Yesterday, I had an opportunity to hear Joe Karaganis of the American Assembly speak at the 21st Annual Conference on Libraries and the Future, hosted by the Long Island Library Research Council (LILRC). This year, its conference theme is "The Cloud in the Forecast: Access and Ownership."
Karaganis has co-authored or edited studies of media piracy in emerging economies as well as a current effort to better understand "copy culture" in the United States and Germany. He is also leading an effort at the American Assembly to study the "Ecology of access to educational materials in developing-world universities", a project that is now underway.
In an expansive talk, Karaganis explained the piracy research.

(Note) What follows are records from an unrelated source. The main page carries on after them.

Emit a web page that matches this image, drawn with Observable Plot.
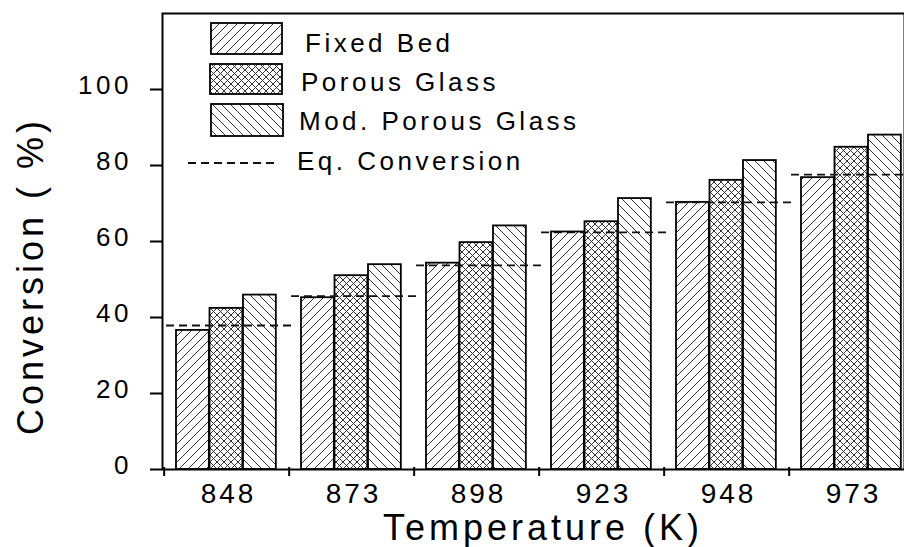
<!DOCTYPE html>
<html>
<head>
<meta charset="utf-8">
<script src="https://cdn.jsdelivr.net/npm/d3@7"></script>
<script src="https://cdn.jsdelivr.net/npm/@observablehq/plot@0.6"></script>
<style>
  html, body { margin: 0; padding: 0; background: white; overflow: hidden; }
  #chart { position: relative; width: 904px; height: 547px; }
  g[aria-label="x-axis tick label"] text { letter-spacing: 3px; }
  g[aria-label="y-axis tick label"] text { letter-spacing: 3.5px; }
</style>
</head>
<body>
<div id="chart"></div>
<script>
// ---- data ----
const temperatures = ["848", "873", "898", "923", "948", "973"];
const seriesNames = ["Fixed Bed", "Porous Glass", "Mod. Porous Glass"];
const fixedBed = [36.6, 45.2, 54.3, 62.5, 70.3, 76.8];
const porousGlass = [42.4, 51.0, 59.7, 65.2, 76.1, 84.8];
const modPorousGlass = [45.9, 53.9, 64.1, 71.3, 81.3, 88.0];
const eqConversion = [37.9, 45.6, 53.7, 62.4, 70.3, 77.6];
const yTicks = [0, 20, 40, 60, 80, 100];
const eqLabel = "Eq. Conversion";
const xTitle = "Temperature (K)";
const yTitle = "Conversion ( %)";

// ---- tables built from the arrays ----
const rows = (vals) => temperatures.map((t, i) => ({temp: t, value: vals[i]}));
const fixedRows = rows(fixedBed);
const porousRows = rows(porousGlass);
const modRows = rows(modPorousGlass);
const eqRows = rows(eqConversion);

// ---- layout ----
const W = 904, H = 547;
const xRange = [162, 916];
const step = (xRange[1] - xRange[0]) / temperatures.length;
const groupPad = 12, barW = 33.5;
const inset = (k) => ({insetLeft: groupPad + k * barW, insetRight: step - groupPad - (k + 1) * barW});
const patterns = ["url(#hatchFwd)", "url(#hatchCross)", "url(#hatchBack)"];
const font = "'Liberation Sans', Arial, Helvetica, sans-serif";

const barOpts = (k) => ({x: "temp", y: "value", fill: patterns[k], stroke: "black", strokeWidth: 1.8, ...inset(k)});

const plot = Plot.plot({
  width: W, height: H,
  marginLeft: 162, marginTop: 13, marginBottom: 78, marginRight: 0,
  x: {domain: temperatures, range: xRange, padding: 0},
  y: {domain: [0, 120], range: [469, 13]},
  style: {fontFamily: font, color: "black", background: "white", overflow: "hidden"},
  marks: [
    Plot.barY(fixedRows, barOpts(0)),
    Plot.barY(porousRows, barOpts(1)),
    Plot.barY(modRows, barOpts(2)),
    Plot.tickY(eqRows, {x: "temp", y: "value", stroke: "#111", strokeWidth: 1.8, strokeDasharray: "8,5", insetLeft: 2, insetRight: -4}),
    Plot.frame({stroke: "black", strokeWidth: 2}),
    Plot.axisY({ticks: yTicks, tickSize: 12, strokeWidth: 2, tickFormat: () => "", label: null}),
    Plot.axisY({ticks: yTicks, tickSize: 0, tickPadding: 30.5, fontSize: 26, dy: -4, label: null}),
    Plot.axisX({tickSize: 0, tickPadding: 14, fontSize: 28, dx: 1.5, label: null}),
    Plot.ruleX(temperatures, {x: d => d, dx: -step / 2, insetTop: 454, insetBottom: -7, strokeWidth: 2, stroke: "black"})
  ]
});

document.getElementById("chart").appendChild(plot);

// ---- hatch patterns ----
const svg = d3.select(plot);
const defs = svg.insert("defs", ":first-child");
function mkPattern(id, size, d) {
  const p = defs.append("pattern").attr("id", id).attr("patternUnits", "userSpaceOnUse")
    .attr("width", size).attr("height", size);
  p.append("rect").attr("width", size).attr("height", size).attr("fill", "white");
  p.append("path").attr("d", d).attr("stroke", "#333").attr("stroke-width", 1).attr("fill", "none");
}
const s = 9;
mkPattern("hatchFwd", s, `M${-s/4},${s/4} l${s/2},${-s/2} M0,${s} L${s},0 M${s*3/4},${s*5/4} l${s/2},${-s/2}`);
mkPattern("hatchBack", s, `M${-s/4},${s*3/4} l${s/2},${s/2} M0,0 L${s},${s} M${s*3/4},${-s/4} l${s/2},${s/2}`);
const c = 7;
mkPattern("hatchCross", c, `M${-c/4},${c/4} l${c/2},${-c/2} M0,${c} L${c},0 M${c*3/4},${c*5/4} l${c/2},${-c/2} M${-c/4},${c*3/4} l${c/2},${c/2} M0,0 L${c},${c} M${c*3/4},${-c/4} l${c/2},${c/2}`);

// ---- legend (inside plot area) ----
const lg = svg.append("g").attr("font-family", font).attr("font-size", 26)
  .attr("letter-spacing", "3.5px").attr("text-anchor", "start");
const sw = [
  {x: 211, y: 23, w: 71, h: 31},
  {x: 210, y: 64, w: 72, h: 30},
  {x: 211, y: 104, w: 72, h: 32}
];
const textPos = [{x: 305, y: 52}, {x: 301, y: 91}, {x: 299, y: 130}];
seriesNames.forEach((name, k) => {
  lg.append("rect").attr("x", sw[k].x).attr("y", sw[k].y).attr("width", sw[k].w).attr("height", sw[k].h)
    .attr("fill", patterns[k]).attr("stroke", "black").attr("stroke-width", 1.8);
  lg.append("text").attr("x", textPos[k].x).attr("y", textPos[k].y).attr("text-anchor", "start").text(name);
});
lg.append("line").attr("x1", 188).attr("x2", 277).attr("y1", 163).attr("y2", 163)
  .attr("stroke", "#111").attr("stroke-width", 1.8).attr("stroke-dasharray", "8,5");
lg.append("text").attr("x", 297).attr("y", 170).attr("text-anchor", "start").text(eqLabel);

// ---- axis titles ----
svg.append("text").attr("x", 543).attr("y", 540).attr("text-anchor", "middle")
  .attr("font-family", font).attr("font-size", 36).attr("letter-spacing", "4px").text(xTitle);
svg.append("text").attr("transform", "translate(43,276) rotate(-90)").attr("text-anchor", "middle")
  .attr("font-family", font).attr("font-size", 36).attr("letter-spacing", "4px").text(yTitle);
</script>
</body>
</html>
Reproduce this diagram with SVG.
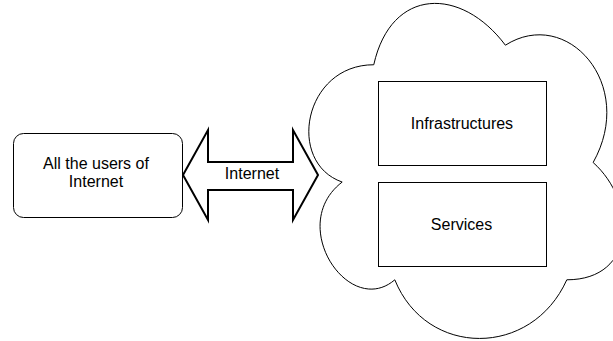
<svg xmlns="http://www.w3.org/2000/svg" width="613" height="341" viewBox="0 0 613 341">
<style>
.s{fill:#fff;stroke:#000;stroke-width:1}
.t{font-family:"Liberation Sans",Arial,sans-serif;font-size:16px;fill:#000;text-anchor:middle}
</style>
<rect width="613" height="341" fill="#fff"/>
<g id="users">
<rect class="s" x="13.5" y="133.5" width="169" height="84" rx="10"/>
<text class="t" x="96" y="168.5">All the users of</text>
<text class="t" x="96" y="187">Internet</text>
</g>
<g id="connectors">
<path d="M183,175 L208,130 L208,162 L293,162 L293,130 L318,175 L293,220 L293,190 L208,190 L208,220 Z" fill="#fff" stroke="#000" stroke-width="2" stroke-linejoin="miter"/>
<text class="t" x="252" y="178.5">Internet</text>
</g>
<g id="cloud">
<path class="s" transform="translate(286,-33)" d="M87.75,97.75 C17.55,97.75 0,195.5 56.16,215.05 C0,258.06 63.18,351.9 108.81,312.8 C140.4,391 245.7,391 280.8,312.8 C351,312.8 351,234.6 307.13,195.5 C351,117.3 280.8,39.1 219.38,78.2 C175.5,19.55 105.3,19.55 87.75,97.75 Z"/>
</g>
<g id="infrastructures">
<rect class="s" x="378.5" y="81.5" width="168" height="84"/>
<text class="t" x="462" y="128.5">Infrastructures</text>
</g>
<g id="services">
<rect class="s" x="378.5" y="182.5" width="168" height="84"/>
<text class="t" x="461.5" y="229.5">Services</text>
</g>
</svg>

He had provided a similar overview at O'Reilly Media's Tools of Change conference in New York last February, but LILRC's more intimate setting allowed a bit more room to explore the implications of the American Assembly's research efforts.
On the "Ecology of access" project, Karaganis noted that higher-education students in developing-world countries can and do share thumb drives whose contents are "a better resource than any library might have provided them ten years ago." In effect, piracy has solved the problem of access; the question for higher-education publishers has migrated to "now what?"
Publishers do have options. Karaganis observed that "Innovation happens when people don't ask permission." Seeking permission generally ensures a protracted and potentially unsuccessful negotiation, a point I made under a different banner in a recent post.
Generally, Karaganis was not optimistic about enforcement, noting that even "moderately effective" measures depend on surveillance that most developing countries are unlikely to undertake. As well, the sneaker-net culture of filesharing using thumb drives wholly undermines the likelihood that any surveillance will uncover the pirated content.
This is a reality in developing nations, where the disparity between U.S. prices and local affordability creates an opportunity for pirates. A potential solution is more realistic local pricing for media assets. Rather than benchmark prices to what works in the U.S., media companies might consider more affordable pricing that mirrors local ability to pay.
Karaganis was not sure that this approach will take hold, either. In his study, it appeared that media companies are willing to sustain high levels of local piracy in markets that they hope will some day grow affluent enough to accept higher prices. The risk, of course, is that content creators and their publishers foster an extra-legal market that never goes away.